Saturday, June 16, 2007

School Report 6/14/07

On Thursday I went to a IEP meeting at AJ's school. An IEP meeting is basically a meeting between me, his teacher, a therapist or two, and his caseworker. We sat down and just discussed where he is, what he has accomplished, and what we want to accomplish in the upcomming months.

Starting this summer school session he will receive 2 sessions per week of speech and language therapy, 2 sessions per week of occupational therapy, and 3 sessions per week of adaptive physical education component therapy.

With the extra sessions I'm sure this year will bring improvments by leaps and bounds. I am very happy with the progress the school is making and I can't wait until AJ is ok to be in a typical classroom environment with "typical" children.

Taria

Welcome to Holland

WELCOME TO HOLLAND
by Emily Perl Kingsley

I am often asked to describe the experience of raising a child with a special need, to try to help people who have not shared that unique experience to understand it, to imagine how it would feel. It's like this...

When you're going to have a baby, it's like planning a fabulous vacation trip - to Italy. You buy a bunch of guide books and make your wonderful plans. The Coliseum. The Michelangelo David. The gondolas in Venice. You may learn some handy phrases in Italian. It's all very exciting.

After months of eager anticipation, the day finally arrives. You pack your bags and off you go. Several hours later, the plane lands. The stewardess comes in and says, "Welcome to Holland."" Holland?!?" you say. "What do you mean Holland?? I signed up for Italy! I'm supposed to be in Italy. All my life I've dreamed of going to Italy." But there's been a change in the flight plan. They've landed in Holland and there you must stay.

The important thing is they haven't taken you to a horrible, disgusting, filthy place, full of pestilence, famine and disease. It's just a different place.
So you must go out and buy new guidebooks. And you must learn a whole new language. And you will meet a whole new group of people you would never have met.

It's just a different place. It's slower-paced than Italy, less flashy than Italy. But after you've been there for a while and you catch your breath, you look around - and you begin to notice that Holland has windmills and Holland has tulips. Holland even has Rembrandts.

But everyone you know is busy coming and going from Italy and they're all bragging about what a wonderful time they had there. And for the rest of your life, you will say "Yes, that's where I was supposed to go. That's what I had planned." And the pain of that will never, ever, ever, ever go away because the loss of that dream is a very significant loss.

But if you spend your life mourning the fact that you didn't get to Italy, you may never be free to enjoy the very special, the very lovely things about Holland.

Introduction

Hello,

My name is Taria and my son A.J. has autism. This blog will serve as an outlet for me to just get things off my chest. I don't plan on sending this blog to anyone to read, but if you come accross it and learn from it or enjoy it. WELCOME....lol.

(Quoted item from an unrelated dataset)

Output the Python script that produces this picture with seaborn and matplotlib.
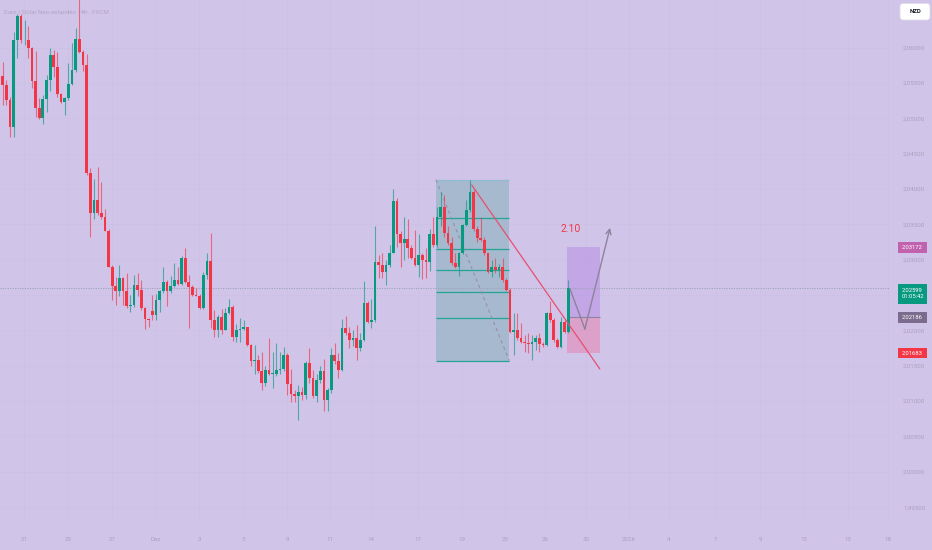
import numpy as np
import matplotlib.pyplot as plt
import matplotlib.transforms as mtransforms
from matplotlib.patches import Rectangle, FancyBboxPatch
import seaborn as sns

bg = "#d1c4e9"
sns.set_theme(style="white", rc={"axes.facecolor": bg, "figure.facecolor": bg})
plt.rcParams["font.family"] = ["Roboto", "DejaVu Sans"]

# EUR/NZD 4h candles
opens = [
    2.0560, 2.0547, 2.0526, 2.0487, 2.0611, 2.0645, 2.0610, 2.0611, 2.0599, 2.0552,
    2.0514, 2.0500, 2.0527, 2.0554, 2.0589, 2.0573, 2.0534, 2.0523, 2.0528, 2.0549,
    2.0568, 2.0612, 2.0594, 2.0575, 2.0422, 2.0366, 2.0384, 2.0366, 2.0361, 2.0341,
    2.0290, 2.0263, 2.0255, 2.0274, 2.0255, 2.0234, 2.0236, 2.0264, 2.0257, 2.0231,
    2.0216, 2.0228, 2.0222, 2.0243, 2.0255, 2.0269, 2.0255, 2.0263, 2.0271, 2.0266,
    2.0302, 2.0269, 2.0262, 2.0250, 2.0249, 2.0231, 2.0278, 2.0298, 2.0215, 2.0201,
    2.0219, 2.0201, 2.0224, 2.0233, 2.0190, 2.0200, 2.0202, 2.0205, 2.0179, 2.0156,
    2.0158, 2.0143, 2.0126, 2.0144, 2.0138, 2.0139, 2.0144, 2.0145, 2.0165, 2.0124,
    2.0110, 2.0107, 2.0113, 2.0109, 2.0154, 2.0132, 2.0107, 2.0130, 2.0142, 2.0102,
    2.0115, 2.0165, 2.0156, 2.0144, 2.0204, 2.0196, 2.0187, 2.0189, 2.0175, 2.0187,
    2.0239, 2.0212, 2.0214, 2.0296, 2.0293, 2.0282, 2.0292, 2.0310, 2.0383, 2.0336,
    2.0324, 2.0329, 2.0317, 2.0303, 2.0292, 2.0307, 2.0300, 2.0297, 2.0336, 2.0321,
    2.0361, 2.0375, 2.0337, 2.0323, 2.0295, 2.0289, 2.0309, 2.0349, 2.0370, 2.0396,
    2.0344, 2.0330, 2.0328, 2.0309, 2.0283, 2.0290, 2.0285, 2.0290, 2.0271, 2.0257,
    2.0198, 2.0201, 2.0189, 2.0184, 2.0182, 2.0181, 2.0183, 2.0189, 2.0181, 2.0179,
    2.0224, 2.0215, 2.0186, 2.0177, 2.0212, 2.0198,
]
highs = [
    2.0580, 2.0554, 2.0530, 2.0622, 2.0647, 2.0647, 2.0639, 2.0630, 2.0601, 2.0595,
    2.0529, 2.0533, 2.0561, 2.0599, 2.0596, 2.0594, 2.0536, 2.0530, 2.0578, 2.0606,
    2.0627, 2.0670, 2.0596, 2.0591, 2.0429, 2.0414, 2.0431, 2.0410, 2.0371, 2.0343,
    2.0292, 2.0276, 2.0292, 2.0276, 2.0281, 2.0250, 2.0278, 2.0281, 2.0271, 2.0233,
    2.0218, 2.0250, 2.0252, 2.0257, 2.0290, 2.0271, 2.0277, 2.0295, 2.0289, 2.0305,
    2.0316, 2.0278, 2.0264, 2.0260, 2.0251, 2.0282, 2.0309, 2.0338, 2.0229, 2.0222,
    2.0230, 2.0231, 2.0244, 2.0236, 2.0209, 2.0218, 2.0215, 2.0205, 2.0181, 2.0179,
    2.0165, 2.0170, 2.0149, 2.0189, 2.0170, 2.0182, 2.0170, 2.0176, 2.0168, 2.0146,
    2.0116, 2.0123, 2.0120, 2.0156, 2.0175, 2.0144, 2.0139, 2.0150, 2.0160, 2.0118,
    2.0175, 2.0182, 2.0168, 2.0216, 2.0220, 2.0205, 2.0201, 2.0208, 2.0196, 2.0270,
    2.0241, 2.0245, 2.0348, 2.0307, 2.0309, 2.0300, 2.0321, 2.0400, 2.0387, 2.0340,
    2.0361, 2.0358, 2.0321, 2.0342, 2.0336, 2.0309, 2.0316, 2.0344, 2.0361, 2.0375,
    2.0396, 2.0391, 2.0347, 2.0332, 2.0309, 2.0311, 2.0351, 2.0384, 2.0413, 2.0399,
    2.0347, 2.0361, 2.0332, 2.0309, 2.0300, 2.0302, 2.0294, 2.0302, 2.0274, 2.0260,
    2.0224, 2.0224, 2.0210, 2.0193, 2.0196, 2.0193, 2.0193, 2.0196, 2.0184, 2.0226,
    2.0241, 2.0217, 2.0189, 2.0219, 2.0215, 2.0271,
]
lows = [
    2.0519, 2.0519, 2.0473, 2.0474, 2.0585, 2.0606, 2.0604, 2.0585, 2.0543, 2.0502,
    2.0499, 2.0492, 2.0509, 2.0538, 2.0559, 2.0530, 2.0522, 2.0505, 2.0526, 2.0547,
    2.0566, 2.0592, 2.0567, 2.0420, 2.0332, 2.0358, 2.0363, 2.0358, 2.0340, 2.0289,
    2.0243, 2.0236, 2.0248, 2.0236, 2.0231, 2.0226, 2.0233, 2.0248, 2.0229, 2.0202,
    2.0205, 2.0215, 2.0215, 2.0226, 2.0253, 2.0234, 2.0253, 2.0262, 2.0264, 2.0264,
    2.0267, 2.0204, 2.0249, 2.0248, 2.0230, 2.0230, 2.0272, 2.0204, 2.0191, 2.0190,
    2.0195, 2.0200, 2.0223, 2.0185, 2.0183, 2.0183, 2.0201, 2.0178, 2.0149, 2.0138,
    2.0140, 2.0115, 2.0121, 2.0137, 2.0118, 2.0135, 2.0139, 2.0142, 2.0109, 2.0099,
    2.0099, 2.0073, 2.0102, 2.0103, 2.0125, 2.0104, 2.0098, 2.0125, 2.0086, 2.0086,
    2.0112, 2.0153, 2.0132, 2.0142, 2.0193, 2.0175, 2.0178, 2.0158, 2.0171, 2.0185,
    2.0210, 2.0204, 2.0212, 2.0274, 2.0274, 2.0264, 2.0289, 2.0309, 2.0318, 2.0290,
    2.0300, 2.0303, 2.0301, 2.0291, 2.0276, 2.0272, 2.0274, 2.0284, 2.0318, 2.0318,
    2.0347, 2.0332, 2.0321, 2.0292, 2.0288, 2.0277, 2.0308, 2.0347, 2.0368, 2.0340,
    2.0325, 2.0326, 2.0307, 2.0281, 2.0276, 2.0281, 2.0276, 2.0269, 2.0256, 2.0196,
    2.0165, 2.0186, 2.0182, 2.0170, 2.0168, 2.0158, 2.0172, 2.0170, 2.0177, 2.0178,
    2.0212, 2.0184, 2.0175, 2.0175, 2.0196, 2.0196,
]
closes = [
    2.0547, 2.0526, 2.0487, 2.0611, 2.0645, 2.0610, 2.0611, 2.0599, 2.0552, 2.0514,
    2.0500, 2.0527, 2.0554, 2.0589, 2.0573, 2.0534, 2.0523, 2.0528, 2.0549, 2.0568,
    2.0612, 2.0594, 2.0575, 2.0422, 2.0366, 2.0384, 2.0366, 2.0361, 2.0341, 2.0290,
    2.0263, 2.0255, 2.0274, 2.0255, 2.0234, 2.0236, 2.0264, 2.0257, 2.0231, 2.0216,
    2.0214, 2.0222, 2.0243, 2.0255, 2.0269, 2.0255, 2.0263, 2.0271, 2.0266, 2.0302,
    2.0269, 2.0262, 2.0250, 2.0249, 2.0231, 2.0278, 2.0298, 2.0215, 2.0201, 2.0219,
    2.0201, 2.0224, 2.0233, 2.0190, 2.0200, 2.0202, 2.0205, 2.0179, 2.0156, 2.0158,
    2.0143, 2.0126, 2.0144, 2.0138, 2.0139, 2.0144, 2.0145, 2.0165, 2.0124, 2.0110,
    2.0107, 2.0113, 2.0109, 2.0154, 2.0132, 2.0107, 2.0130, 2.0142, 2.0102, 2.0115,
    2.0165, 2.0156, 2.0144, 2.0204, 2.0196, 2.0187, 2.0189, 2.0175, 2.0187, 2.0239,
    2.0212, 2.0214, 2.0296, 2.0293, 2.0282, 2.0292, 2.0310, 2.0383, 2.0336, 2.0324,
    2.0329, 2.0317, 2.0303, 2.0292, 2.0307, 2.0300, 2.0297, 2.0336, 2.0321, 2.0361,
    2.0375, 2.0337, 2.0323, 2.0295, 2.0289, 2.0309, 2.0349, 2.0370, 2.0396, 2.0344,
    2.0330, 2.0328, 2.0309, 2.0283, 2.0290, 2.0285, 2.0290, 2.0271, 2.0257, 2.0198,
    2.0201, 2.0189, 2.0184, 2.0182, 2.0181, 2.0183, 2.0189, 2.0181, 2.0179, 2.0224,
    2.0215, 2.0186, 2.0177, 2.0212, 2.0198, 2.02599,
]

time_labels = ["21", "25", "27", "Dez", "3", "5", "9", "11", "14", "17", "19",
               "23", "26", "30", "2026", "4", "7", "9", "13", "15", "18"]
time_pos = [5.8, 17.9, 29.9, 42.0, 53.8, 65.8, 77.9, 89.7, 100.9, 113.8, 125.8,
            137.6, 148.6, 159.8, 171.6, 182.5, 195.4, 207.5, 219.5, 231.6, 242.5]
price_ticks = [1.995, 2.000, 2.005, 2.010, 2.015, 2.020, 2.025,
               2.030, 2.035, 2.040, 2.045, 2.050, 2.055, 2.060]

# fib retracement and long-position drawing
fib_x = [118.7, 138.8]
fib_low, fib_high = 2.0157, 2.0413
fib_levels = [0, 0.236, 0.382, 0.5, 0.618, 0.786, 1]
trend_x = [128.5, 163.6]
trend_y = [2.04056, 2.01454]
pos_x = [154.7, 163.6]
pos_target, pos_entry, pos_stop = 2.03172, 2.02186, 2.01683
path_x = [155.4, 159.5, 166.4]
path_y = [2.0259, 2.0202, 2.0345]
last_price = 2.02599
countdown = "01:05:42"

UP, DOWN = "#089981", "#f23645"
TXT = "#aaa0bc"

fig = plt.figure(figsize=(9.32, 5.5), dpi=100)
AX_W, AX_H = 890, 522
ax = fig.add_axes([0, (550 - AX_H) / 550, AX_W / 932, AX_H / 550])
ax.set_xlim(-0.74, 243.1)
ax.set_ylim(1.99290, 2.06672)
for s in ax.spines.values():
    s.set_visible(False)

o = np.array(opens); h = np.array(highs); l = np.array(lows); c = np.array(closes)
x = np.arange(len(c))
cols = np.where(c >= o, UP, DOWN)
bottom = np.minimum(o, c)
height = np.maximum(np.abs(c - o), 0.00012)
ax.vlines(x, np.minimum(l, bottom), np.maximum(h, bottom + height), colors=cols,
          lw=0.8, alpha=0.65, zorder=3)
ax.bar(x, height, bottom=bottom, width=0.74, color=cols, lw=0, zorder=4)

# grid + axes labels (the scale label sitting under the live-price tag is hidden, as on the chart)
ax.set_xticks(time_pos)
ax.set_xticklabels(time_labels)
ax.set_yticks(price_ticks)
ax.set_yticklabels(["" if abs(v - last_price) < 0.0015 else f"{v:.5f}".replace(".", ",")
                    for v in price_ticks])
ax.grid(True, color="#cdc1e5", lw=0.6, zorder=0)
ax.yaxis.tick_right()
ax.tick_params(axis="y", length=0, pad=9.4, labelsize=4.4, labelcolor=TXT)
ax.tick_params(axis="x", length=0, pad=10.5, labelsize=4.4, labelcolor=TXT)

# current price line
ax.axhline(last_price, color="#9aa3b5", lw=0.8, ls=(0, (1, 1.2)), zorder=2)

# fib box
ax.add_patch(Rectangle((fib_x[0], fib_low), fib_x[1] - fib_x[0], fib_high - fib_low,
                       fc="#7fb0b7", alpha=0.5, lw=0, zorder=1))
for r in fib_levels:
    yv = fib_low + r * (fib_high - fib_low)
    ax.hlines(yv, fib_x[0], fib_x[1], color="#8fbcd0" if r == 1 else "#22a594",
              lw=0.9, zorder=2)
ax.plot(fib_x, [fib_high, fib_low], color="#978ea8", lw=0.8, ls=(0, (3, 3)), zorder=2)

# trend line
ax.plot(trend_x, trend_y, color="#e5506f", lw=0.9, zorder=5)

# long position tool
ax.add_patch(Rectangle((pos_x[0], pos_entry), pos_x[1] - pos_x[0], pos_target - pos_entry,
                       fc="#a970e0", alpha=0.35, lw=0, zorder=1))
ax.add_patch(Rectangle((pos_x[0], pos_stop), pos_x[1] - pos_x[0], pos_entry - pos_stop,
                       fc="#f06292", alpha=0.35, lw=0, zorder=1))
ax.hlines(pos_entry, pos_x[0], pos_x[1], color="#8d84a0", lw=0.8, zorder=2)

# projected path
sns.lineplot(x=path_x[:2], y=path_y[:2], sort=False, color="#8c839b", lw=1, ax=ax, zorder=6)
ax.annotate("", xy=(path_x[2], path_y[2]), xytext=(path_x[1], path_y[1]),
            arrowprops=dict(arrowstyle="->", color="#8c839b", lw=1, shrinkA=0, shrinkB=0,
                            mutation_scale=9), zorder=6)
ax.text(155.7, 2.0343, "2.10", color=DOWN, fontsize=7.5, ha="center", va="center", zorder=6)

# price scale tags
px = 1 / AX_W
bt = mtransforms.blended_transform_factory(ax.transAxes, ax.transData)
ppu = AX_H / (2.06672 - 1.99290)


def tag(price, text, fc, top_px=5.0, bot_px=5.5, shift_px=0.0):
    ax.add_patch(Rectangle((898 * px, price - bot_px / ppu), 29 * px, (top_px + bot_px) / ppu,
                           transform=bt, fc=fc, lw=0, clip_on=False, zorder=7))
    ax.text(912.5 * px, price - shift_px / ppu, text, transform=bt, color="white",
            fontsize=4.2, ha="center", va="center", linespacing=1.45,
            clip_on=False, zorder=8)


tag(pos_target, "2,03172", "#c062ae")
tag(last_price, "2,02599\n" + countdown, UP, top_px=4.2, bot_px=16.0, shift_px=5.1)
tag(pos_entry, "2,02186", "#7b6b8c")
tag(pos_stop, "2,01683", DOWN)

# currency button and title
fig.add_artist(FancyBboxPatch((900, 550 - 20), 30, 16.5, boxstyle="round,pad=0,rounding_size=3",
                              transform=mtransforms.IdentityTransform(),
                              fc="white", ec="#e0dbe8", lw=0.5))
fig.text(915 / 932, 1 - 11.8 / 550, "NZD", color="#131722", fontsize=4.3,
         ha="center", va="center", weight="bold")
fig.text(4 / 932, 1 - 11.7 / 550, "Euro / Dólar Neo-zelandês · 4h · FXCM",
         color="#b0a6c2", fontsize=4.5, ha="left", va="center")

fig.savefig("out.png", dpi=100, facecolor=bg)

I do wish I started something like this when he was diagnosed at 2yrs old. He has improved much over the last 3yrs, but we still have a long rocky road ahead of us. I'd love to have another child, but my husband is putting the kabosh on that. He is scared that we will have another autistic child. AJ is a handfull, but he is by no means as bad as it can get. He is a very loving, very sweet, and a VERY VERY active child. AJ is also 95% non-verbal.

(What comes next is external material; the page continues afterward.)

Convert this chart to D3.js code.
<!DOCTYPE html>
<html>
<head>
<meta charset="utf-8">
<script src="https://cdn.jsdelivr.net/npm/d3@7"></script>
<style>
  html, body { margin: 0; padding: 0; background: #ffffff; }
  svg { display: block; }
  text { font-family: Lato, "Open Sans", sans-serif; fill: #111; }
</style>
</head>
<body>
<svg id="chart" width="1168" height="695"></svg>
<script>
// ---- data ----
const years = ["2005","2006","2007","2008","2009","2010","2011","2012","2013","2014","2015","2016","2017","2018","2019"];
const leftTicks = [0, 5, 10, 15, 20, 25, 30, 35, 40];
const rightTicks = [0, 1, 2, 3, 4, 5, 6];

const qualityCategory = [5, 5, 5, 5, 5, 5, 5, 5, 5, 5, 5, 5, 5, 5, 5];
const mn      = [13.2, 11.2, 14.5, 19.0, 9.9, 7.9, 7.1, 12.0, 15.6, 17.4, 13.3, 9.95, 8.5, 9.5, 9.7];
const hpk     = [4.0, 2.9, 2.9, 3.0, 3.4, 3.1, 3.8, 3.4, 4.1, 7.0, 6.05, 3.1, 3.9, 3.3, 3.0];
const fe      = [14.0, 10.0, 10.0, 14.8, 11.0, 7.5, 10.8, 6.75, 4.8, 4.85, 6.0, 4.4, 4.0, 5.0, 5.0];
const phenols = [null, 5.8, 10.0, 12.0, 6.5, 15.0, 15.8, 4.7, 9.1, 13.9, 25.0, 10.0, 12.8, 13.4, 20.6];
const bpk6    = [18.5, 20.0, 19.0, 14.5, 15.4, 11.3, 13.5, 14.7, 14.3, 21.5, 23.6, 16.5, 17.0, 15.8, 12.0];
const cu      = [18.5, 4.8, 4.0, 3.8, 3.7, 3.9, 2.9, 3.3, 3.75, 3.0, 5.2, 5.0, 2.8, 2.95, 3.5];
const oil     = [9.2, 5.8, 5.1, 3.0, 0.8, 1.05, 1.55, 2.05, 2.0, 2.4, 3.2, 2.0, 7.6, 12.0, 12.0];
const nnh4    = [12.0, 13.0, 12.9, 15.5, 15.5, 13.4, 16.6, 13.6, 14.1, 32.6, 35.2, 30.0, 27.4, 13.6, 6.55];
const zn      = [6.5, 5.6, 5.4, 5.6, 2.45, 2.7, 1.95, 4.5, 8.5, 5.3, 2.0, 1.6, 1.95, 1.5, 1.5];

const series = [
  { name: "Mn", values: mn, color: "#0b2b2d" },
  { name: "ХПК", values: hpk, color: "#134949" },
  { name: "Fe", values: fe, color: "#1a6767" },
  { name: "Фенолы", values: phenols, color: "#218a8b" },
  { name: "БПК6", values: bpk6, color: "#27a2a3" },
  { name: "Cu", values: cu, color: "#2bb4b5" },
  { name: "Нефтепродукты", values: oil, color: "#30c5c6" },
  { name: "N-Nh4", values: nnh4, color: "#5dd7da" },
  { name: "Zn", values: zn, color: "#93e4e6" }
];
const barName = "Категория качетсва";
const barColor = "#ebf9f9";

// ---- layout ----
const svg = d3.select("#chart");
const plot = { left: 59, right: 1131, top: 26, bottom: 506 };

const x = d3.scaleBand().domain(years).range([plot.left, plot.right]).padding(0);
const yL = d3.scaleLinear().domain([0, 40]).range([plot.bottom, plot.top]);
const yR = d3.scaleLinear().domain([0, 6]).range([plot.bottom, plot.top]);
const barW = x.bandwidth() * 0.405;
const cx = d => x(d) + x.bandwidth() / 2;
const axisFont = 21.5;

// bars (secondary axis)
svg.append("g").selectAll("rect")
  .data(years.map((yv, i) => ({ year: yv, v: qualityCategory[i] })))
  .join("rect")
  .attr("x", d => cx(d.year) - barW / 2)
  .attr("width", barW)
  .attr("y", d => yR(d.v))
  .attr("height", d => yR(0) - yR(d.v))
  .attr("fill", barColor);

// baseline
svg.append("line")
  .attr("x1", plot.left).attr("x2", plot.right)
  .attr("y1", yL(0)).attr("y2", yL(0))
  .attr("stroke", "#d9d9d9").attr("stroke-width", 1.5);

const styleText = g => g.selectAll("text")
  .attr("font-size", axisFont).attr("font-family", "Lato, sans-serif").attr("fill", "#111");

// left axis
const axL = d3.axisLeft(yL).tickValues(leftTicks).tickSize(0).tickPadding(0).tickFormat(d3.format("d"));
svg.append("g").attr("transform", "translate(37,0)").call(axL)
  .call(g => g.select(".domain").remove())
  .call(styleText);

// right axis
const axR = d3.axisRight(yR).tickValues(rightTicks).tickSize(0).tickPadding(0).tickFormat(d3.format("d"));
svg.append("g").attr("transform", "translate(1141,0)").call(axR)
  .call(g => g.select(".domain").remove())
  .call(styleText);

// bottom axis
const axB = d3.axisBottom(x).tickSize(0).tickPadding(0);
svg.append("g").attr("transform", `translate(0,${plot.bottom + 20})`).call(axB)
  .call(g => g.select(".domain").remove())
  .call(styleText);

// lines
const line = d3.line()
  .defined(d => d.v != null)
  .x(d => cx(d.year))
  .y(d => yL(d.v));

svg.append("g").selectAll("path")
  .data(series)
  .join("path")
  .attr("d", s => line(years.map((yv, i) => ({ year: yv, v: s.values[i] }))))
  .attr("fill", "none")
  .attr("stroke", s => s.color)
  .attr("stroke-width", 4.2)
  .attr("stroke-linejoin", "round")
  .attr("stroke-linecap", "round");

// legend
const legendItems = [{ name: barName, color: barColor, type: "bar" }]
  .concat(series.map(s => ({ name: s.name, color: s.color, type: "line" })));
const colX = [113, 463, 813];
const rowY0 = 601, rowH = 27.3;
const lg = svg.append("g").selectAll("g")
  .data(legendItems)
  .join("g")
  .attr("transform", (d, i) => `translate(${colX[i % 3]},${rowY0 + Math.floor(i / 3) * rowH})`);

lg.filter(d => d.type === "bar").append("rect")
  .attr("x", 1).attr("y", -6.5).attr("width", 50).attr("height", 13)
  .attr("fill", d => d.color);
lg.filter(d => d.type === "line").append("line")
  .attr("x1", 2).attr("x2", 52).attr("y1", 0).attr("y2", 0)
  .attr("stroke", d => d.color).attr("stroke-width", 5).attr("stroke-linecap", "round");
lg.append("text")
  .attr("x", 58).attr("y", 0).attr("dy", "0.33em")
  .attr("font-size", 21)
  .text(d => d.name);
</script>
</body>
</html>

Autism is a very upsetting and puzzling disorder. It is neurological in nature and effects an individuals behavior, language skills, social skills and sensory processing system. It is a mystery to doctors and researchers. Recent statistics show 1 in 94 children in New Jersey has been diagnosed with autism. Advocates and lawmakers are now calling the situation a crisis.

Him being non-verbal is very frustrating for him and us. He also has SID (sensory integration disorder) which basically means he is hypersensitive to textures, touches, and sounds. With a lot of hard work, dedication, and determination we hope that AJ will one day be a "typical" boy.